The app features a friend system where users can add connections by username, create split-bill transactions, and assign specific amounts to each person—or split evenly for faster processing. Mone is fully functional and connected to Firebase for real-time data synchronization.

Project Goals

This project was created as part of a Mobile Programming course. My teammate and I chose to build a finance tracker because we faced this problem ourselves. As friends who hung out together frequently, we constantly paid for each other—coffee, meals, transportation. Over time, the bills built up.

Initially, we tracked everything in a simple notes app, but it quickly became tedious. We had to manually count who owed whom, double-check amounts, and update records every time we met. We realized we needed a better solution—one that could automate the tracking, handle splits intelligently, and keep everything organized in one place.

While we built Mone for ourselves, we knew many people face the same challenge.
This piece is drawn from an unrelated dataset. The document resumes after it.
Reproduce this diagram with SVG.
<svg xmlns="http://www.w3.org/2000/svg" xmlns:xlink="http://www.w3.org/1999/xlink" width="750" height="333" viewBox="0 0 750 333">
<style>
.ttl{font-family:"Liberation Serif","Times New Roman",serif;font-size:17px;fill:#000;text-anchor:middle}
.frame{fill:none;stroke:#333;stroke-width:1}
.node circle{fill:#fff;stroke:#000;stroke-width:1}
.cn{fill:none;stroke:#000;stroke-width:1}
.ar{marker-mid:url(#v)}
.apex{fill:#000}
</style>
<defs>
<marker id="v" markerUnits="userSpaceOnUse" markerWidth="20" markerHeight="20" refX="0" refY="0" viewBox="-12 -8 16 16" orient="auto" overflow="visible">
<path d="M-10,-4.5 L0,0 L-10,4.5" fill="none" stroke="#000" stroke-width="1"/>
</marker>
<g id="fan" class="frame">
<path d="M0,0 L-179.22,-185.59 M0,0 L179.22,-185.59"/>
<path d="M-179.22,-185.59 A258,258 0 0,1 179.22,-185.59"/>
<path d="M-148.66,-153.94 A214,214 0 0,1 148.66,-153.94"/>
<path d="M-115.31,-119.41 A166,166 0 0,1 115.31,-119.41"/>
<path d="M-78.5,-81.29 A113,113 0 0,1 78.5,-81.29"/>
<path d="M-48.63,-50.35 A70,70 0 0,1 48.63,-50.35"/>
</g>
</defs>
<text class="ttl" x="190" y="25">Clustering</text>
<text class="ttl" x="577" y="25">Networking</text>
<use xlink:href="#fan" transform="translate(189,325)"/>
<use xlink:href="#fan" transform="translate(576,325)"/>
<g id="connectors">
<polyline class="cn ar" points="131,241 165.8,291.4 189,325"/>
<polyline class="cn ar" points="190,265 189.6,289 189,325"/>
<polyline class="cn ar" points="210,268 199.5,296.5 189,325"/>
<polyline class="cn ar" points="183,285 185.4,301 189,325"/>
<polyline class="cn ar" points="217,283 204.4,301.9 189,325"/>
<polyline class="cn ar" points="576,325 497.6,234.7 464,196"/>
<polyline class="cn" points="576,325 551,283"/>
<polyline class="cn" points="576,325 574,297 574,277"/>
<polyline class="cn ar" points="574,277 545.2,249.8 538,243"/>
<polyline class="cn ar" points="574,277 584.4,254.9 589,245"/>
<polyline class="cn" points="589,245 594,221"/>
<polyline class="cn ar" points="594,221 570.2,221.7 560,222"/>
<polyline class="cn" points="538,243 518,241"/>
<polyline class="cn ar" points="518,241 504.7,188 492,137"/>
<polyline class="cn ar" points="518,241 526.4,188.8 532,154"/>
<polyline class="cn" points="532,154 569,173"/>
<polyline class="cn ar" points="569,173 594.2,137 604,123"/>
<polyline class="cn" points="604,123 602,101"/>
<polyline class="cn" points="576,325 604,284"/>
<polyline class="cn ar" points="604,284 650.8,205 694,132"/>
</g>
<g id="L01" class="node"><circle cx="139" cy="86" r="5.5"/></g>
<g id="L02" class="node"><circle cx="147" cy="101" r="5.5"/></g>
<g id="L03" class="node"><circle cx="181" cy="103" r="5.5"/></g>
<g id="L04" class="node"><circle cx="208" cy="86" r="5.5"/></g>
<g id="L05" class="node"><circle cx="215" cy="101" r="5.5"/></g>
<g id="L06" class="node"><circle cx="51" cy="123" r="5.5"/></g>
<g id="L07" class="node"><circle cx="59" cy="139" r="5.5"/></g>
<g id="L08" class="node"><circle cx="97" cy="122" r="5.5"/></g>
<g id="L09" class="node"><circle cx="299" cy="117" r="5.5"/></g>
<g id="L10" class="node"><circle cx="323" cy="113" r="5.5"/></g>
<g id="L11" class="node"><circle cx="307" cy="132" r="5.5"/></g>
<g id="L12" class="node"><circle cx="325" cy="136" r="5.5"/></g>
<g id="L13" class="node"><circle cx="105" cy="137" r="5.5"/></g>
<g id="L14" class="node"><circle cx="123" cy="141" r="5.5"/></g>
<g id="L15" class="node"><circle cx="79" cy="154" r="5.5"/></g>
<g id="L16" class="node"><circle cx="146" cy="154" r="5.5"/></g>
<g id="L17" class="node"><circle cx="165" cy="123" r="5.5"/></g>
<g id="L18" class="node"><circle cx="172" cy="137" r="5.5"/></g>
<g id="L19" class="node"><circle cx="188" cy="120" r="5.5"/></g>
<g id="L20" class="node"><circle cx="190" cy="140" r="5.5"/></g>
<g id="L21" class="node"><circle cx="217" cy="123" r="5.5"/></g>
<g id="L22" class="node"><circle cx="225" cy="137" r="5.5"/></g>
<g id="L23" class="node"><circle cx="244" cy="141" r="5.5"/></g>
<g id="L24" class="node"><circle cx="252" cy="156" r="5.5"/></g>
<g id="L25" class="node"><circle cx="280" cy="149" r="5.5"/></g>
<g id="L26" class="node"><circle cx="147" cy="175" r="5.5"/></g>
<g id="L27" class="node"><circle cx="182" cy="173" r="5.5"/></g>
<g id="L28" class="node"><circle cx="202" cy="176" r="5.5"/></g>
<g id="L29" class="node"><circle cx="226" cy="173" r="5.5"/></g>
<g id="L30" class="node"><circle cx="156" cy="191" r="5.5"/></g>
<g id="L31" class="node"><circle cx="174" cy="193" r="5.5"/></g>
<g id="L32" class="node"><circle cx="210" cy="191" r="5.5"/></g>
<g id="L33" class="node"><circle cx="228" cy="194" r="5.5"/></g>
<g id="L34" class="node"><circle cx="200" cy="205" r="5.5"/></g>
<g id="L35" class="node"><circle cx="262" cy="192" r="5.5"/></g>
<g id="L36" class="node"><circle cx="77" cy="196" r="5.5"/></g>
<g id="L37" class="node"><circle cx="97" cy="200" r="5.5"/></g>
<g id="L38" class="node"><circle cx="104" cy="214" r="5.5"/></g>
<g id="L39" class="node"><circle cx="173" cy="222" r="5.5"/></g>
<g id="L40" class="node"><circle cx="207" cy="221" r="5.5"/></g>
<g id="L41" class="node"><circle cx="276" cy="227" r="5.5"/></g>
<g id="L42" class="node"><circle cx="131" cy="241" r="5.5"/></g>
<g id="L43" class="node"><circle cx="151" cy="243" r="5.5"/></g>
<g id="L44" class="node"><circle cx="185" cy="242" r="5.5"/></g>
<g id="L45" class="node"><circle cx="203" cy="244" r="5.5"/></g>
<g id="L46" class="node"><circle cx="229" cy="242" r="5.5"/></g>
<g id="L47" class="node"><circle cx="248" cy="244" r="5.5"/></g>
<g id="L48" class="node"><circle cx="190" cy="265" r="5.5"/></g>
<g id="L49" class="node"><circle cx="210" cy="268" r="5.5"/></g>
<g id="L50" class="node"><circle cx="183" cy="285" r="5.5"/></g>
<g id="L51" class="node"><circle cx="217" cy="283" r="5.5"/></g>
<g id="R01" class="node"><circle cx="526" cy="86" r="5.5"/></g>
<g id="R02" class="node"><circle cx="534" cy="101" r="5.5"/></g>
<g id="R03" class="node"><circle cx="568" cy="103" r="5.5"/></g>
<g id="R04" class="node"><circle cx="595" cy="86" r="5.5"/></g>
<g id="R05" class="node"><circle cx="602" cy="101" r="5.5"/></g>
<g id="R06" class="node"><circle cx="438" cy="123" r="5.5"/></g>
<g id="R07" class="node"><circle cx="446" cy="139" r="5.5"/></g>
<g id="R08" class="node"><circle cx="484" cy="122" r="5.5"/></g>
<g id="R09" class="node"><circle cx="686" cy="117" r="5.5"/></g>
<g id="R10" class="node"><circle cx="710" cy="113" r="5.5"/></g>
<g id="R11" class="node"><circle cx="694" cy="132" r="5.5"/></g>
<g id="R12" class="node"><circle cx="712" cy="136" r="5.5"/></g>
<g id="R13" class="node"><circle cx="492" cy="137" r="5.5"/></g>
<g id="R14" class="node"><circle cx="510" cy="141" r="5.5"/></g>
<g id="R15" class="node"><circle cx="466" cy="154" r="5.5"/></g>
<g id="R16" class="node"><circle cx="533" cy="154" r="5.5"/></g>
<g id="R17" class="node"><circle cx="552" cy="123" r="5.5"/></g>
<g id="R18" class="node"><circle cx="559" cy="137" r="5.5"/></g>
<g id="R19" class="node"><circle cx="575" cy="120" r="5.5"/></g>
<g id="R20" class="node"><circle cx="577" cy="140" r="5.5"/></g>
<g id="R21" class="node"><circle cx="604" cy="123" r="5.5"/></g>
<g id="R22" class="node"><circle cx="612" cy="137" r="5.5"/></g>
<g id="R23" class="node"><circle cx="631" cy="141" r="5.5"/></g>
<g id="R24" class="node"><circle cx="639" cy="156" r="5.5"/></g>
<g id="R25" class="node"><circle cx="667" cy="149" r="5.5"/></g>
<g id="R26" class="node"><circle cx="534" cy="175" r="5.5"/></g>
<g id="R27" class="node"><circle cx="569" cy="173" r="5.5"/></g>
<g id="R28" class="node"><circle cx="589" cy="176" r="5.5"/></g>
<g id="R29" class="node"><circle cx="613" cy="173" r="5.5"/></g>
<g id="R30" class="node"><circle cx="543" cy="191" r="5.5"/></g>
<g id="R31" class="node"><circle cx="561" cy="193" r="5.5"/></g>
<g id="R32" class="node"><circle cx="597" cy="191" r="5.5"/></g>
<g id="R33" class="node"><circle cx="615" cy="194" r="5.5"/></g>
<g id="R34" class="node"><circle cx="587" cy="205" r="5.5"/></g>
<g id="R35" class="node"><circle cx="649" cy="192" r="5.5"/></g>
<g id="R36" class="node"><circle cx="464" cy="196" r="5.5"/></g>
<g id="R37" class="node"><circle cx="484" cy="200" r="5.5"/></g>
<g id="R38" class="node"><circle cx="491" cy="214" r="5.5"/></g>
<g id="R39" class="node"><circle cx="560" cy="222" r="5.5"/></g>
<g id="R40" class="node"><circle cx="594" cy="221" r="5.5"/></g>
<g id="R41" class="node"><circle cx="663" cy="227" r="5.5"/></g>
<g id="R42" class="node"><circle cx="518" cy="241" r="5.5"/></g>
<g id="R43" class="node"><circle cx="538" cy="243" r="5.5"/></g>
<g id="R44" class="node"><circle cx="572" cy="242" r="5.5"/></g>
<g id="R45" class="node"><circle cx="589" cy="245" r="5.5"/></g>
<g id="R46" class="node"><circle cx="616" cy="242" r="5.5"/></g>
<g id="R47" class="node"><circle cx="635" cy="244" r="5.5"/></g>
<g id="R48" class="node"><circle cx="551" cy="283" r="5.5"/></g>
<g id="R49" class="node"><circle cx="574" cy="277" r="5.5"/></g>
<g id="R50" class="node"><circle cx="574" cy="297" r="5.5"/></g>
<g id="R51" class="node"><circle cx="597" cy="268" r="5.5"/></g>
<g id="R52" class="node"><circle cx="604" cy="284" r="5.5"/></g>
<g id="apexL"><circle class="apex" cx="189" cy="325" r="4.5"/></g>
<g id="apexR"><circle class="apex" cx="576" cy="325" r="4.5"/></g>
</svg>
Our goal was to create an app that solved this problem while learning Flutter and mobile development from the ground up.

Screenshots

Login screen and dashboard with spending charts
Login screen and spending visualization dashboard
Split bill interface
Smart bill splitting with friends

Challenges and How We Overcame Them

The biggest challenge for me was state management in Flutter. Coming from a backend development background, managing UI state with Riverpod was completely new. At first, I struggled to understand how state flows through the app, when to use providers, and how to properly separate business logic from UI code. It took a lot of trial and error—and many "aha" moments—before the patterns finally clicked.

Another challenge was defining our business logic, particularly around edge cases like deletions and updates. What happens when someone deletes a split bill that others have already paid into? How do we handle updates to shared expenses? These scenarios were complex, and we realized we couldn't solve everything within our timeline.

To move forward, we decided to focus on the MVP and prioritize the happy flow. This meant implementing core features—adding friends, creating split bills, and tracking expenses—while postponing edge cases like deletion for future iterations. It wasn't ideal, but it allowed us to deliver a functional product within our course timeline.

I also worked extensively on the transaction UI and charts, building visualizations for income, expenses, and monthly spending trends. Integrating Firebase for real-time synchronization, push notifications, and Crashlytics added another layer of complexity, but it was essential for making the app feel responsive and reliable.

Learnings

This project was my first full-featured Flutter application, and it taught me a great deal about mobile development. I learned how Flutter apps are structured, how navigation works, and how to build responsive UIs that adapt to different screen sizes.

More importantly, I gained a real understanding of state management. While I had encountered the concept before in web frameworks, working with Riverpod in Flutter forced me to think deeply about data flow, reactivity, and separation of concerns. The moments when everything finally clicked felt incredibly rewarding.

I also learned how to integrate Firebase services—Firestore for real-time data, Cloud Messaging for push notifications, and Crashlytics for error tracking. Understanding how mobile apps communicate with backend services and handle asynchronous data was a crucial skill I took away from this project.

Beyond the technical skills, I learned the importance of scoping and prioritization. We couldn't build everything we wanted, so we had to make tough decisions about what to include in the MVP. This taught me how to balance ambition with pragmatism—a lesson that applies to every software project.